Elizabeth Bishop and the Weed of Desire

Elizabeth Bishop's "The Weed" is a great poem to read using Structuralist and New Critical methods. She builds two related and productive binary oppositions, one between death and life and the other between stillness and movement. The poem begins with that very Dickinsonian opening: "I dreamed that dead, and meditating, / I lay upon a grave, or bed." Later, the poem contrasts this deathly stillness with life and movement: "Suddenly there was a motion, / as startling, there, to every sense / as an explosion." The poem investigates what one does with this spurt of life after resigning one's self to death.

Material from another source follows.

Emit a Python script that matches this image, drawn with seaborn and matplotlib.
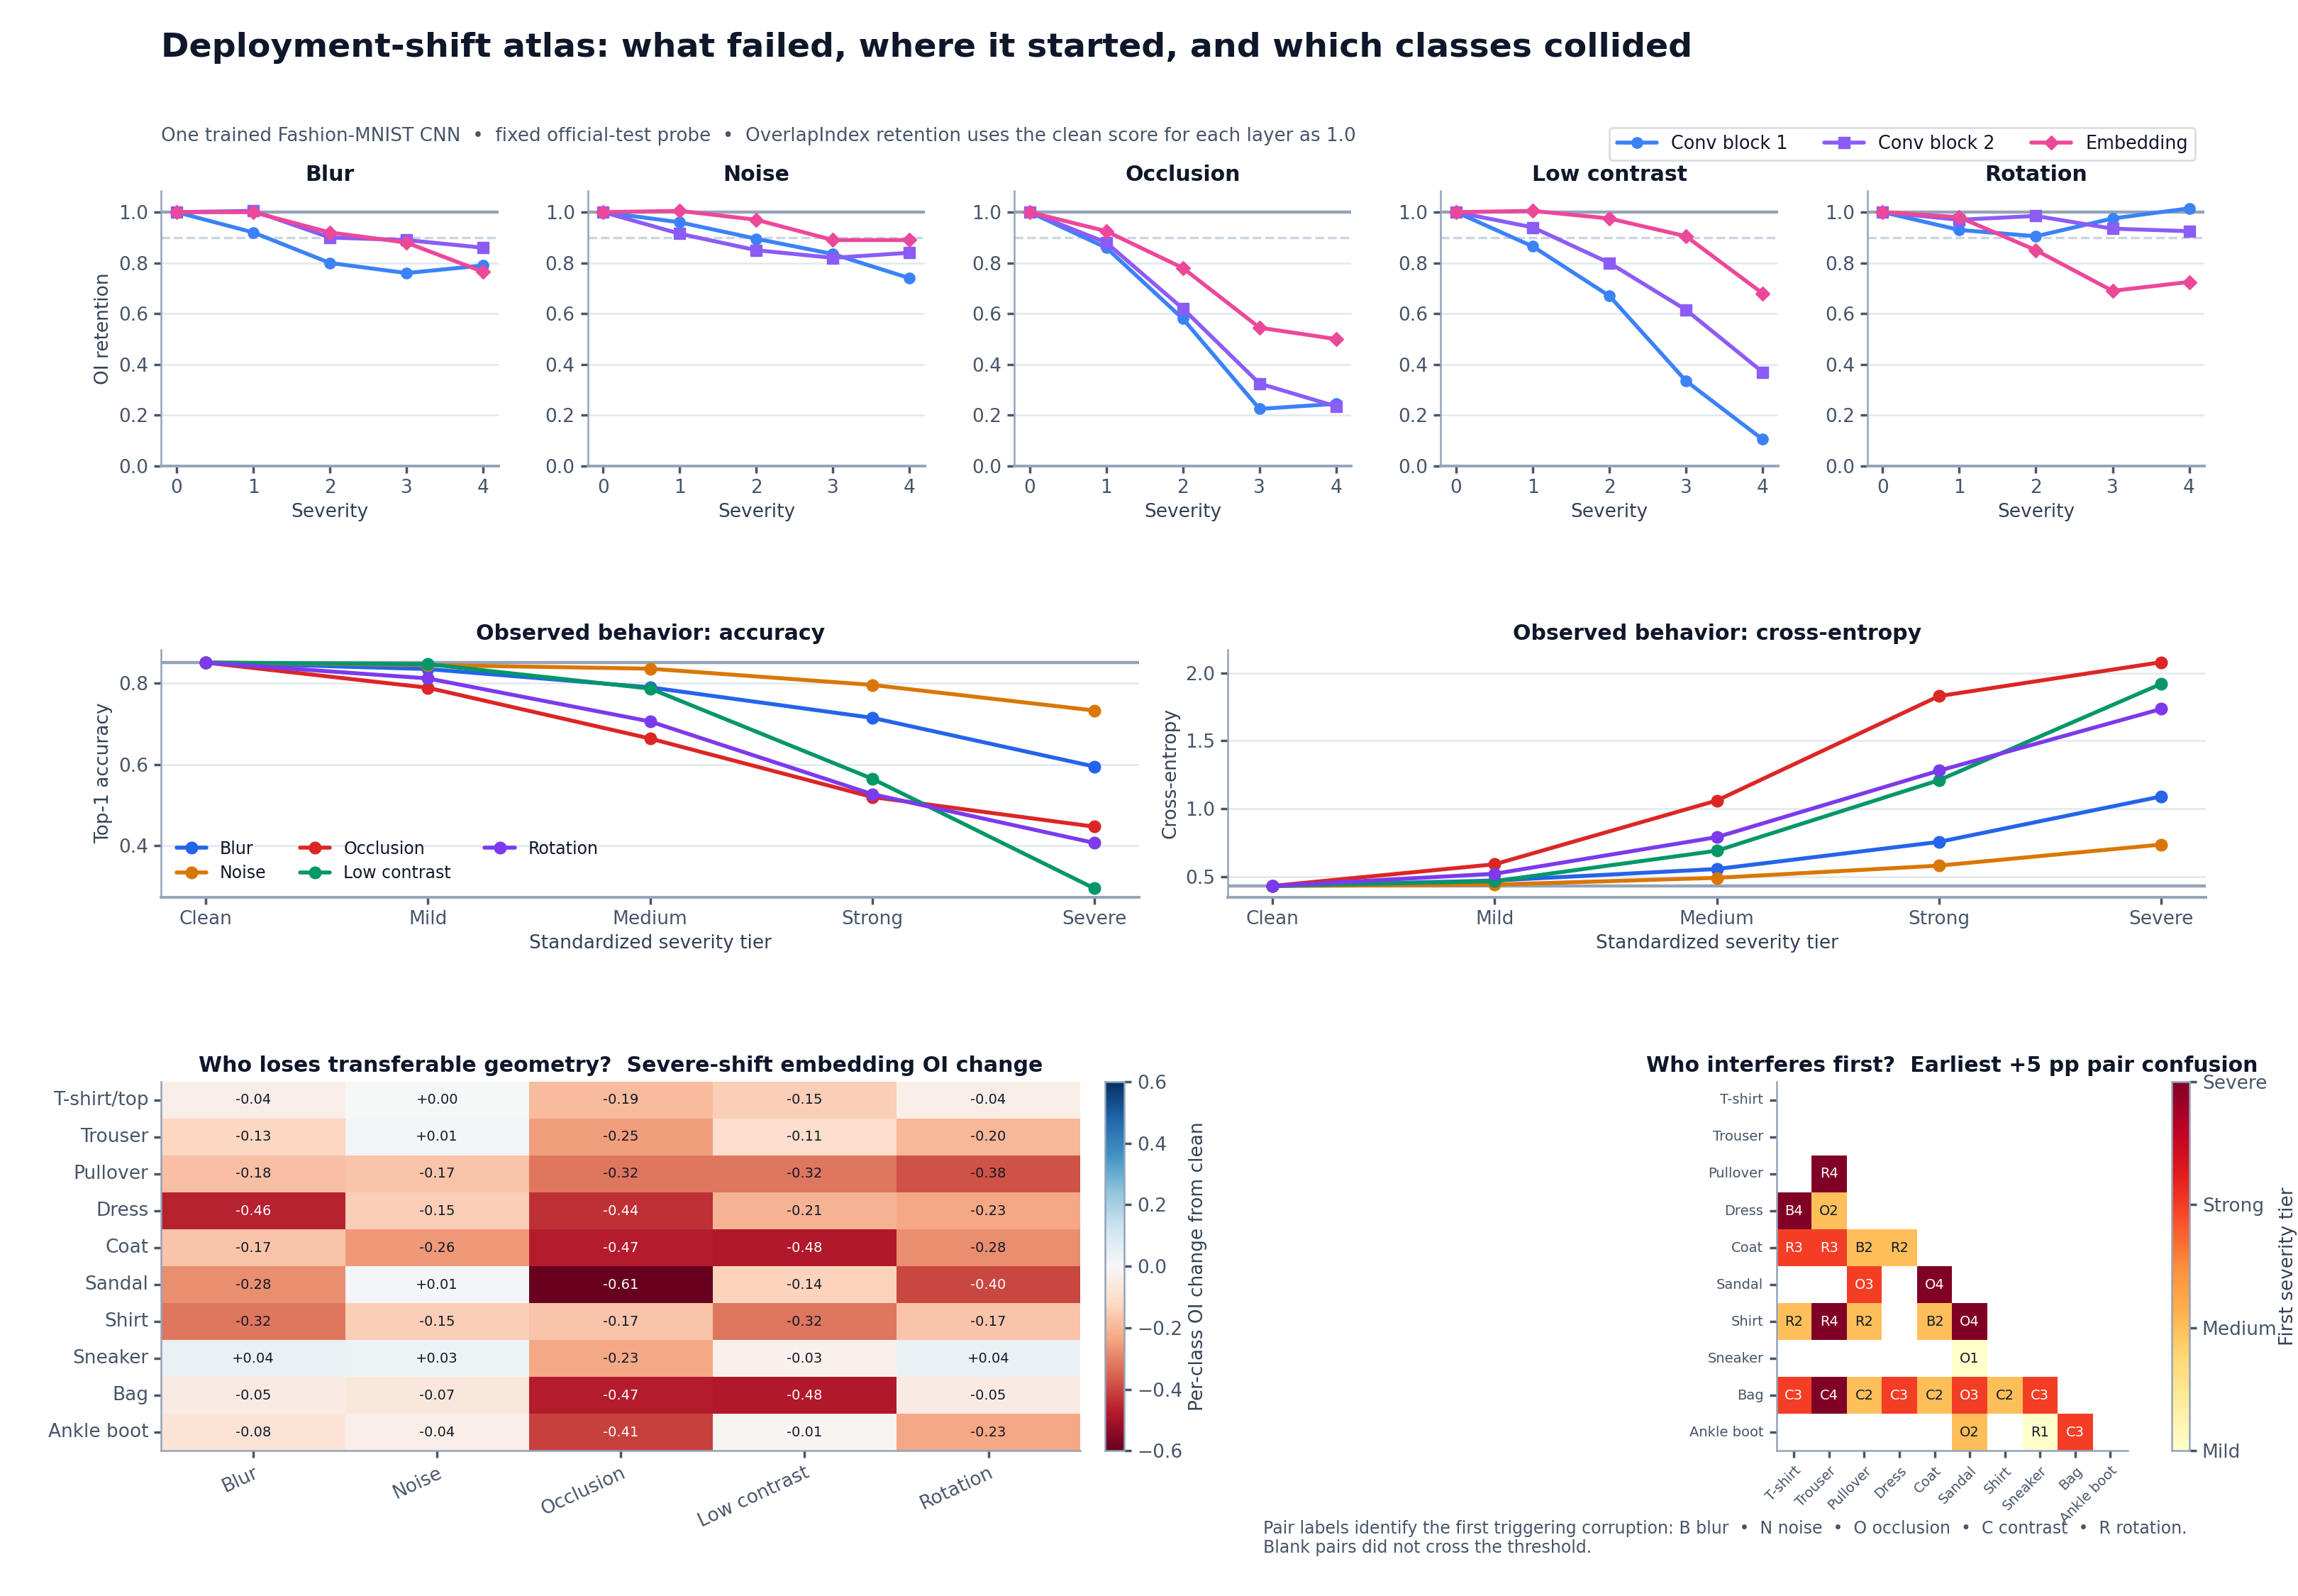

But it is important to recognize that the form this intercession takes is a weed, an unwanted growth. The speaker seems to favor the idleness of death to the life represented by the weed. In a Freudian sense, the weed seems to represent the drives, which are felt to be a substantial threat to the ego. The stable and "grave" ego is unsettled by the growing weed. The weed grows in the heart, which "began to change / (not beat) and then it split apart / and from it broke a flood of water." The weed is almost swept away by the flood that it creates. The speaker feels an innate (though chilly) fear of the weed and its potential destructiveness:

"What are you doing there?" I asked.
It lifted its head all dripping wet
(with my own thoughts?)
and answered then: "I grow," it said,
"but to divide your heart again."

The speaker subtly understands her complicity with the weed's actions ("with my own thoughts?"), but recognizes how it works to disintegrate the heart. Rather than seeing unconscious desires as a "true" sort of heart, Bishop suggests that the ego's emotions are the Self's emotions; rather than being a secret heart, the weed is antithetical to the heart.

The perspective in this poem is in keeping with Bishop's tendency to emphasize and ensure the distance between the subject and his desire. Even in the breach, when the unconscious emerges in all its power, the poem is a tale of disintegration. The poem is paradoxically a creation myth and a narrative of psychological decay. While breaking free from stillness, the brittle heart is assured destruction.